● DATA EXTRACT:
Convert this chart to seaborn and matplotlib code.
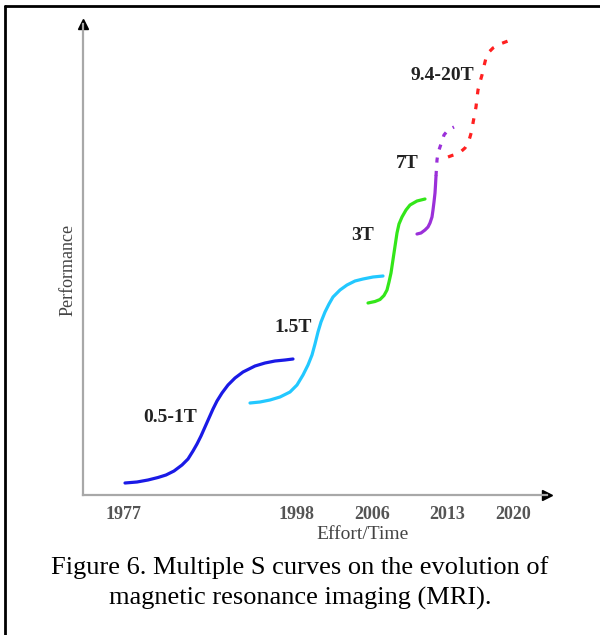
import matplotlib
matplotlib.use("Agg")
import matplotlib.pyplot as plt
from matplotlib.lines import Line2D
import pandas as pd
import seaborn as sns

# effort (x) and performance (y) in arbitrary units
blue_x = [42, 54, 65, 75, 83, 91, 99, 105, 110, 114, 118, 122, 126, 130, 134, 139,
          145, 152, 160, 172, 182, 192, 202, 210]
blue_y = [12, 13, 15, 17.5, 20, 24, 30, 36, 44, 51, 59, 68, 77, 86, 94, 102,
          110, 117, 123, 129, 132, 134, 135, 136]
cyan_x = [167, 177, 187, 197, 207, 214, 220, 225, 229, 232, 235, 238, 242, 246, 250,
          257, 264, 272, 280, 290, 300]
cyan_y = [92, 93, 95, 98, 103, 110, 120, 130, 140, 151, 163, 173, 183, 191, 198,
          205, 210, 214, 216, 218, 219]
green_x = [285, 292, 297, 301, 304, 306, 308, 309.5, 311, 312.5, 314, 316, 319, 323,
           327, 334, 342]
green_y = [192, 193.5, 195.5, 199.5, 205, 213, 222, 232, 242, 252, 262, 271, 278, 285,
           290, 294, 296]
purple_x = [334, 338, 342, 345, 347, 349, 350, 351, 352, 352.5, 353]
purple_y = [261, 262, 265, 268, 272, 278, 285, 293, 302, 310, 319]
purple_dot_x = [353, 353.5, 354, 355, 357, 359, 361, 365, 371]
purple_dot_y = [319, 327, 335, 342, 348, 354, 360, 365, 368]
red_x = [365, 369, 374, 378, 382, 385, 387, 389, 390, 391.5, 393, 394, 395, 397, 399,
         401, 403, 406, 410, 417, 425]
red_y = [338, 339.5, 341, 343.5, 347, 352, 358, 365, 372, 380, 388, 397, 405, 413, 420,
         429, 437, 443, 447, 451, 454]

tick_pos = [41, 214, 289, 364, 430]
tick_labels = ["1977", "1998", "2006", "2013", "2020"]

curve_labels = ["0.5-1T", "1.5T", "3T", "7T", "9.4-20T"]
label_x = [87, 210, 280, 324, 359]
label_y = [77, 168, 260, 332, 420]

sns.set_theme(style="white")
plt.rcParams["font.family"] = ["Liberation Serif", "DejaVu Serif"]

fig = plt.figure(figsize=(6, 6.35), dpi=100)
ax = fig.add_axes([83 / 600, 1 - 495 / 635, 464 / 600, 471 / 635])

curves = [
    (blue_x, blue_y, "#1a1ae6", "-"),
    (cyan_x, cyan_y, "#22c8ff", "-"),
    (green_x, green_y, "#33e619", "-"),
    (purple_x, purple_y, "#9b30d9", "-"),
    (purple_dot_x, purple_dot_y, "#9b30d9", (0, (1.6, 2.6))),
    (red_x, red_y, "#ff2020", (0, (1.8, 2.9))),
]
for xs, ys, col, ls in curves:
    df = pd.DataFrame({"x": xs, "y": ys})
    sns.lineplot(data=df, x="x", y="y", sort=False, color=col, linewidth=2.3,
                 linestyle=ls, ax=ax, solid_capstyle="round", dash_capstyle="butt")

for t, x, y in zip(curve_labels, label_x, label_y):
    ax.text(x, y, t, ha="center", va="center", fontsize=14, fontweight="bold", color="#222222")

ax.set_xlim(0, 464)
ax.set_ylim(0, 471)
ax.set_xticks(tick_pos)
ax.set_xticklabels(tick_labels, fontsize=13, fontweight="bold", color="#555555")
ax.set_yticks([])
ax.tick_params(axis="x", length=0, pad=8)
ax.set_xlabel("")
ax.set_ylabel("")
for s in ["top", "right"]:
    ax.spines[s].set_visible(False)
for s in ["left", "bottom"]:
    ax.spines[s].set_color("#a8a8a8")
    ax.spines[s].set_linewidth(1.6)
ax.plot(1, 0, marker=">", color="black", markersize=7, transform=ax.transAxes, clip_on=False)
ax.plot(0, 1, marker="^", color="black", markersize=7, transform=ax.transAxes, clip_on=False)

ax.text(-0.032, 0.478, "Performance", rotation=90, ha="center", va="center",
        fontsize=13, color="#444444", transform=ax.transAxes)
ax.text(0.603, -0.084, "Effort/Time", ha="center", va="center",
        fontsize=14, color="#444444", transform=ax.transAxes)

fig.text(0.5, 1 - 568 / 635, "Figure 6. Multiple S curves on the evolution of",
         ha="center", va="center", fontsize=19, color="black")
fig.text(0.5, 1 - 598 / 635, "magnetic resonance imaging (MRI).",
         ha="center", va="center", fontsize=19, color="black")

# frame (only left and top edges visible in the crop)
fig.add_artist(Line2D([5 / 600, 5 / 600], [0, 1 - 6 / 635], color="black", linewidth=2))
fig.add_artist(Line2D([5 / 600, 1], [1 - 6 / 635, 1 - 6 / 635], color="black", linewidth=2))

fig.savefig("out.png", dpi=100)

● WHAT YOU ARE ASKED TO DO:
Would you set down the listing exactly, omitting pictures?

● ANSWER TO THE PROBLEM:
Convert this chart to seaborn and matplotlib code.
import matplotlib
matplotlib.use("Agg")
import matplotlib.pyplot as plt
from matplotlib.lines import Line2D
import pandas as pd
import seaborn as sns

# effort (x) and performance (y) in arbitrary units
blue_x = [42, 54, 65, 75, 83, 91, 99, 105, 110, 114, 118, 122, 126, 130, 134, 139,
          145, 152, 160, 172, 182, 192, 202, 210]
blue_y = [12, 13, 15, 17.5, 20, 24, 30, 36, 44, 51, 59, 68, 77, 86, 94, 102,
          110, 117, 123, 129, 132, 134, 135, 136]
cyan_x = [167, 177, 187, 197, 207, 214, 220, 225, 229, 232, 235, 238, 242, 246, 250,
          257, 264, 272, 280, 290, 300]
cyan_y = [92, 93, 95, 98, 103, 110, 120, 130, 140, 151, 163, 173, 183, 191, 198,
          205, 210, 214, 216, 218, 219]
green_x = [285, 292, 297, 301, 304, 306, 308, 309.5, 311, 312.5, 314, 316, 319, 323,
           327, 334, 342]
green_y = [192, 193.5, 195.5, 199.5, 205, 213, 222, 232, 242, 252, 262, 271, 278, 285,
           290, 294, 296]
purple_x = [334, 338, 342, 345, 347, 349, 350, 351, 352, 352.5, 353]
purple_y = [261, 262, 265, 268, 272, 278, 285, 293, 302, 310, 319]
purple_dot_x = [353, 353.5, 354, 355, 357, 359, 361, 365, 371]
purple_dot_y = [319, 327, 335, 342, 348, 354, 360, 365, 368]
red_x = [365, 369, 374, 378, 382, 385, 387, 389, 390, 391.5, 393, 394, 395, 397, 399,
         401, 403, 406, 410, 417, 425]
red_y = [338, 339.5, 341, 343.5, 347, 352, 358, 365, 372, 380, 388, 397, 405, 413, 420,
         429, 437, 443, 447, 451, 454]

tick_pos = [41, 214, 289, 364, 430]
tick_labels = ["1977", "1998", "2006", "2013", "2020"]

curve_labels = ["0.5-1T", "1.5T", "3T", "7T", "9.4-20T"]
label_x = [87, 210, 280, 324, 359]
label_y = [77, 168, 260, 332, 420]

sns.set_theme(style="white")
plt.rcParams["font.family"] = ["Liberation Serif", "DejaVu Serif"]

fig = plt.figure(figsize=(6, 6.35), dpi=100)
ax = fig.add_axes([83 / 600, 1 - 495 / 635, 464 / 600, 471 / 635])

curves = [
    (blue_x, blue_y, "#1a1ae6", "-"),
    (cyan_x, cyan_y, "#22c8ff", "-"),
    (green_x, green_y, "#33e619", "-"),
    (purple_x, purple_y, "#9b30d9", "-"),
    (purple_dot_x, purple_dot_y, "#9b30d9", (0, (1.6, 2.6))),
    (red_x, red_y, "#ff2020", (0, (1.8, 2.9))),
]
for xs, ys, col, ls in curves:
    df = pd.DataFrame({"x": xs, "y": ys})
    sns.lineplot(data=df, x="x", y="y", sort=False, color=col, linewidth=2.3,
                 linestyle=ls, ax=ax, solid_capstyle="round", dash_capstyle="butt")

for t, x, y in zip(curve_labels, label_x, label_y):
    ax.text(x, y, t, ha="center", va="center", fontsize=14, fontweight="bold", color="#222222")

ax.set_xlim(0, 464)
ax.set_ylim(0, 471)
ax.set_xticks(tick_pos)
ax.set_xticklabels(tick_labels, fontsize=13, fontweight="bold", color="#555555")
ax.set_yticks([])
ax.tick_params(axis="x", length=0, pad=8)
ax.set_xlabel("")
ax.set_ylabel("")
for s in ["top", "right"]:
    ax.spines[s].set_visible(False)
for s in ["left", "bottom"]:
    ax.spines[s].set_color("#a8a8a8")
    ax.spines[s].set_linewidth(1.6)
ax.plot(1, 0, marker=">", color="black", markersize=7, transform=ax.transAxes, clip_on=False)
ax.plot(0, 1, marker="^", color="black", markersize=7, transform=ax.transAxes, clip_on=False)

ax.text(-0.032, 0.478, "Performance", rotation=90, ha="center", va="center",
        fontsize=13, color="#444444", transform=ax.transAxes)
ax.text(0.603, -0.084, "Effort/Time", ha="center", va="center",
        fontsize=14, color="#444444", transform=ax.transAxes)

fig.text(0.5, 1 - 568 / 635, "Figure 6. Multiple S curves on the evolution of",
         ha="center", va="center", fontsize=19, color="black")
fig.text(0.5, 1 - 598 / 635, "magnetic resonance imaging (MRI).",
         ha="center", va="center", fontsize=19, color="black")

# frame (only left and top edges visible in the crop)
fig.add_artist(Line2D([5 / 600, 5 / 600], [0, 1 - 6 / 635], color="black", linewidth=2))
fig.add_artist(Line2D([5 / 600, 1], [1 - 6 / 635, 1 - 6 / 635], color="black", linewidth=2))

fig.savefig("out.png", dpi=100)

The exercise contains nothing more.